PDIP dorong inovasi pertanian untuk swasembada beras

DPP PDI Perjuangan menggelar Seminar Nasional Hari Tani 2025 bertema “Bumi Lestari, Petani Berdikari, Kembali ke Sawah, Menyemai Masa Depan” di Sekolah Partai PDIP, Lenteng Agung, Jakarta, Rabu (24/9). Acara ini menghadirkan berbagai narasumber yang membahas sejarah, tantangan, dan masa depan pertanian Indonesia.

Update: 2025-09-24 14:10 GMT

Sumber foto: Supriyarto Rudatin/elshinta.com.

DPP PDI Perjuangan menggelar Seminar Nasional Hari Tani 2025 bertema “Bumi Lestari, Petani Berdikari, Kembali ke Sawah, Menyemai Masa Depan” di Sekolah Partai PDIP, Lenteng Agung, Jakarta, Rabu (24/9). Acara ini menghadirkan berbagai narasumber yang membahas sejarah, tantangan, dan masa depan pertanian Indonesia.

Kepala Badan Sejarah DPP PDIP, Bonnie Triyana, selaku moderator, menegaskan bahwa Hari Tani tidak dapat dipisahkan dari sejarah lahirnya Undang-Undang Pokok Agraria.

“Melalui Keputusan Presiden Nomor 169 tahun 1963, bertepatan dengan berlakunya Undang-Undang Pokok Agraria, 24 September ditetapkan sebagai Hari Tani. Bung Karno mengatakan pertanian adalah hidup matinya bangsa,” ujar Bonnie.
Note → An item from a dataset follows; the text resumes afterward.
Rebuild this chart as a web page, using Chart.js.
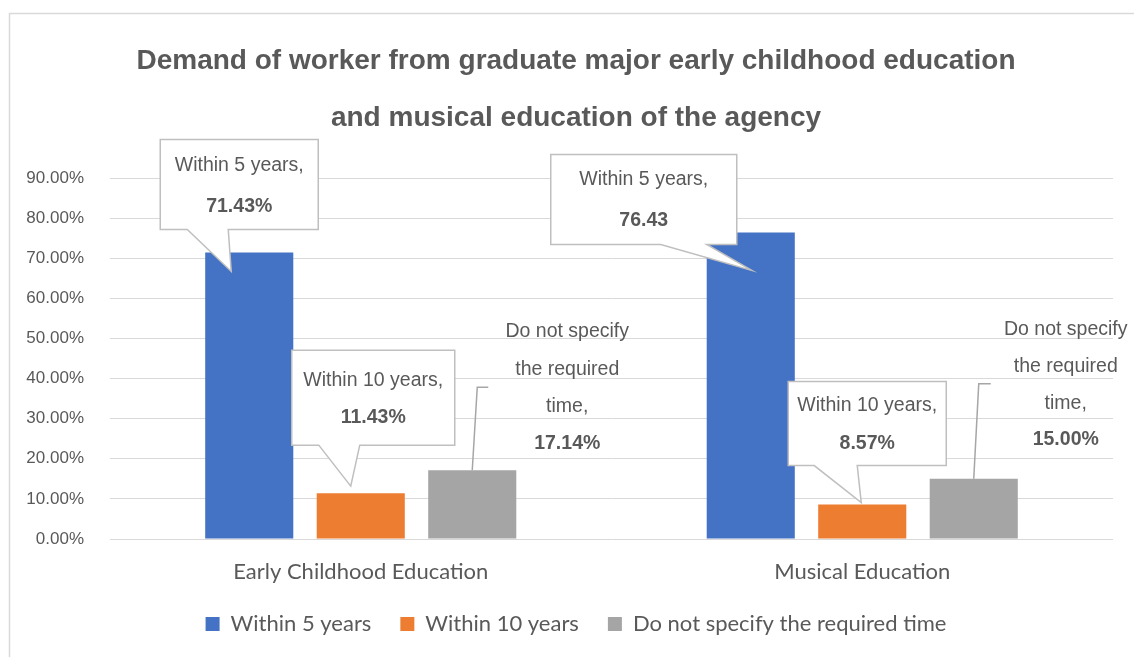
<!DOCTYPE html>
<html>
<head>
<meta charset="utf-8">
<script src="https://cdn.jsdelivr.net/npm/chart.js@4.4.0/dist/chart.umd.min.js"></script>
<style>
    html, body { margin: 0; padding: 0; background: #fff; overflow: hidden; }
    #wrap { position: relative; width: 1152px; height: 657px; }
</style>
</head>
<body>
<div id="wrap"><canvas id="demandChart"></canvas></div>
<script>
// Chart data
const categories = ['Early Childhood Education', 'Musical Education'];
const seriesNames = ['Within 5 years', 'Within 10 years', 'Do not specify the required time'];
const within5 = [71.43, 76.43];
const within10 = [11.43, 8.57];
const notSpecified = [17.14, 15.00];
const yTicks = [0, 10, 20, 30, 40, 50, 60, 70, 80, 90];

// Data label texts (as printed on the original)
const labelNames = [['Within 5 years,'], ['Within 10 years,'], ['Do not specify', 'the required', 'time,']];
const labelValues = [['71.43%', '76.43'], ['11.43%', '8.57%'], ['17.14%', '15.00%']];

const colors = ['#4472C4', '#ED7D31', '#A5A5A5'];
const textColor = '#595959';
const arial = '"Liberation Sans", Arial, sans-serif';
const calibri = 'Lato, "Open Sans", sans-serif';
const labelSize = 19.5;

// Callout boxes, placed relative to the bar top (dataset -> category)
const callouts = {
    '0-0': { left: -89, top: -113, w: 158, h: 90, baseL: 27, baseR: 68, tipX: -18, tipY: 19, l1: 26, l2: 67 },
    '1-0': { left: -69, top: -143, w: 163, h: 95, baseL: 27, baseR: 68, tipX: -10, tipY: -7, l1: 30, l2: 67 },
    '0-1': { left: -200, top: -78, w: 186, h: 90, baseL: 110, baseR: 156, tipX: 1, tipY: 38, l1: 25, l2: 66 },
    '1-1': { left: -74, top: -123, w: 158, h: 84, baseL: 26, baseR: 69, tipX: -1, tipY: -2, l1: 24, l2: 62 }
};
// Leader-line labels for the grey series
const leaders = {
    '2-0': { rise: -83, bend: 5, run: 16, cx: 95, lines: [-139, -101, -64, -27] },
    '2-1': { rise: -95, bend: 5, run: 17, cx: 92, lines: [-149, -112, -75, -39] }
};

const framePlugin = {
    id: 'frame',
    beforeDraw(chart) {
        const ctx = chart.ctx;
        ctx.save();
        ctx.fillStyle = '#fff';
        ctx.fillRect(0, 0, chart.width, chart.height);
        ctx.strokeStyle = '#d9d9d9';
        ctx.lineWidth = 1.5;
        ctx.beginPath();
        ctx.moveTo(9.5, chart.height);
        ctx.lineTo(9.5, 13.5);
        ctx.lineTo(chart.width, 13.5);
        ctx.stroke();
        ctx.restore();
    }
};

const calloutPlugin = {
    id: 'callouts',
    afterDatasetsDraw(chart) {
        const ctx = chart.ctx;
        ctx.save();
        ctx.textAlign = 'center';
        ctx.textBaseline = 'middle';
        chart.data.datasets.forEach((ds, di) => {
            chart.getDatasetMeta(di).data.forEach((bar, ci) => {
                const key = di + '-' + ci;
                const bx = bar.x, by = bar.y;
                const c = callouts[key];
                if (c) {
                    const x0 = bx + c.left, y0 = by + c.top;
                    ctx.beginPath();
                    ctx.moveTo(x0, y0);
                    ctx.lineTo(x0 + c.w, y0);
                    ctx.lineTo(x0 + c.w, y0 + c.h);
                    ctx.lineTo(x0 + c.baseR, y0 + c.h);
                    ctx.lineTo(bx + c.tipX, by + c.tipY);
                    ctx.lineTo(x0 + c.baseL, y0 + c.h);
                    ctx.lineTo(x0, y0 + c.h);
                    ctx.closePath();
                    ctx.fillStyle = '#fff';
                    ctx.fill();
                    ctx.strokeStyle = '#bfbfbf';
                    ctx.lineWidth = 1.5;
                    ctx.stroke();
                    ctx.fillStyle = textColor;
                    ctx.font = labelSize + 'px ' + arial;
                    ctx.fillText(labelNames[di][0], x0 + c.w / 2, y0 + c.l1);
                    ctx.font = 'bold ' + labelSize + 'px ' + arial;
                    ctx.fillText(labelValues[di][ci], x0 + c.w / 2, y0 + c.l2);
                }
                const l = leaders[key];
                if (l) {
                    ctx.beginPath();
                    ctx.moveTo(bx, by);
                    ctx.lineTo(bx + l.bend, by + l.rise);
                    ctx.lineTo(bx + l.run, by + l.rise);
                    ctx.strokeStyle = '#a6a6a6';
                    ctx.lineWidth = 1.5;
                    ctx.stroke();
                    ctx.fillStyle = textColor;
                    const texts = labelNames[di].concat([labelValues[di][ci]]);
                    texts.forEach((t, i) => {
                        ctx.font = (i === texts.length - 1 ? 'bold ' : '') + labelSize + 'px ' + arial;
                        ctx.fillText(t, bx + l.cx, by + l.lines[i]);
                    });
                }
            });
        });
        ctx.restore();
    }
};

const ctx = document.getElementById('demandChart').getContext('2d');
new Chart(ctx, {
    type: 'bar',
    data: {
        labels: categories,
        datasets: [within5, within10, notSpecified].map((values, i) => ({
            label: seriesNames[i],
            data: values,
            backgroundColor: colors[i],
            borderWidth: 0,
            categoryPercentage: 0.667,
            barPercentage: 0.79
        }))
    },
    options: {
        responsive: true,
        maintainAspectRatio: false,
        animation: false,
        layout: { padding: { top: 0, bottom: 12, left: 0, right: 0 } },
        plugins: {
            title: {
                display: true,
                text: ['Demand of worker from graduate major early childhood education', 'and musical education of the agency'],
                color: textColor,
                font: { family: arial, size: 28, weight: 'bold', lineHeight: 57 / 28 },
                padding: { top: 33, bottom: 31 }
            },
            legend: {
                position: 'bottom',
                labels: {
                    boxWidth: 14,
                    boxHeight: 14,
                    padding: 29,
                    color: textColor,
                    font: { family: calibri, size: 22 }
                }
            },
            tooltip: { enabled: false }
        },
        scales: {
            x: {
                grid: { display: false },
                border: { display: false },
                ticks: { color: textColor, font: { family: calibri, size: 22 }, padding: 12 },
                afterFit: s => { s.height = 45; }
            },
            y: {
                min: 0,
                max: 90,
                afterBuildTicks: s => { s.ticks = yTicks.map(v => ({ value: v })); },
                grid: { color: '#d9d9d9', lineWidth: 1, drawTicks: false },
                border: { display: false },
                ticks: {
                    color: textColor,
                    font: { family: arial, size: 17 },
                    padding: 26,
                    callback: v => v.toFixed(2) + '%'
                },
                afterFit: s => { s.width = 110; }
            },
            yRight: {
                position: 'right',
                grid: { display: false },
                border: { display: false },
                ticks: { display: false },
                afterFit: s => { s.width = 39; }
            }
        }
    },
    plugins: [framePlugin, calloutPlugin]
});
</script>
</body>
</html>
Bonnie juga menambahkan, sejak 1930-an, Bung Karno sudah menaruh perhatian pada masalah pangan dan menghitung kebutuhan kalori rakyat Indonesia sebagai dasar perumusan kebijakan pertanian.

Soroti Benih Lokal dan Kearifan Tradisional

Pemulia benih padi lokal, Surono Danu, menekankan pentingnya kembali ke kearifan lokal dalam menghadapi ancaman krisis pangan.

“Saya tidak merasa berbakti atau mengabdi, ini kewajiban hidup saya. Sejak 1983 saya berusaha melahirkan padi komposit yang bisa ditanam berulang. Indonesia punya ribuan varietas padi lokal yang kini dilupakan,” kata Surono seperti dilaporkan Reporter Elshinta, Supriyarto Rudatin, Rabu (24/9). 

Ia mengkritik dominasi benih dan pupuk kimia yang dinilai merusak ketahanan pangan. “Kalau kembali ke kearifan lokal, produksi padi kita bisa jauh lebih tinggi. Ini bukan soal menantang, tetapi menyelesaikan program kedaulatan pangan yang dicanangkan sejak lama,” tambahnya.

Inovasi dan Produktivitas Lahan

Sementara itu, penggagas Sekolah Pertanian Terpadu dan Pemulia Padi MSP65, Mangontang Simanjuntak, mengingatkan bahwa lahan garapan petani semakin sempit, rata-rata hanya 3.000 meter persegi per rumah tangga.

“Petani hanya punya 3.000 meter persegi per rumah tangga. Itu tidak cukup untuk sejahtera tanpa inovasi. Dengan lahan terbatas, kita harus meningkatkan indeks tanam dari sekali menjadi dua kali, dari dua kali menjadi tiga kali. Inovasi adalah kunci,” ungkap Mangontang.

Menurutnya, potensi swasembada bahkan ekspor beras terbuka lebar jika inovasi diterapkan secara serius. “Kalau 7,4 juta hektare sawah ditanam dua kali saja, hasilnya 15 juta ton beras. Kalau tiga kali, kita bisa ekspor. Tetapi semua harus berpihak pada petani agar benar-benar sejahtera,” tegasnya.

Tutup dengan Seruan Pemberdayaan Petani

Seminar ini juga menghadirkan Ketua KTNA Sumrambah, Bupati Ngawi Ony Anwar Harsono, perwakilan BRIN, serta pemulia padi nasional. Sekretaris Jenderal PDIP Hasto Kristiyanto dijadwalkan menutup seminar tersebut dengan menegaskan kembali komitmen partai terhadap kedaulatan pangan nasional.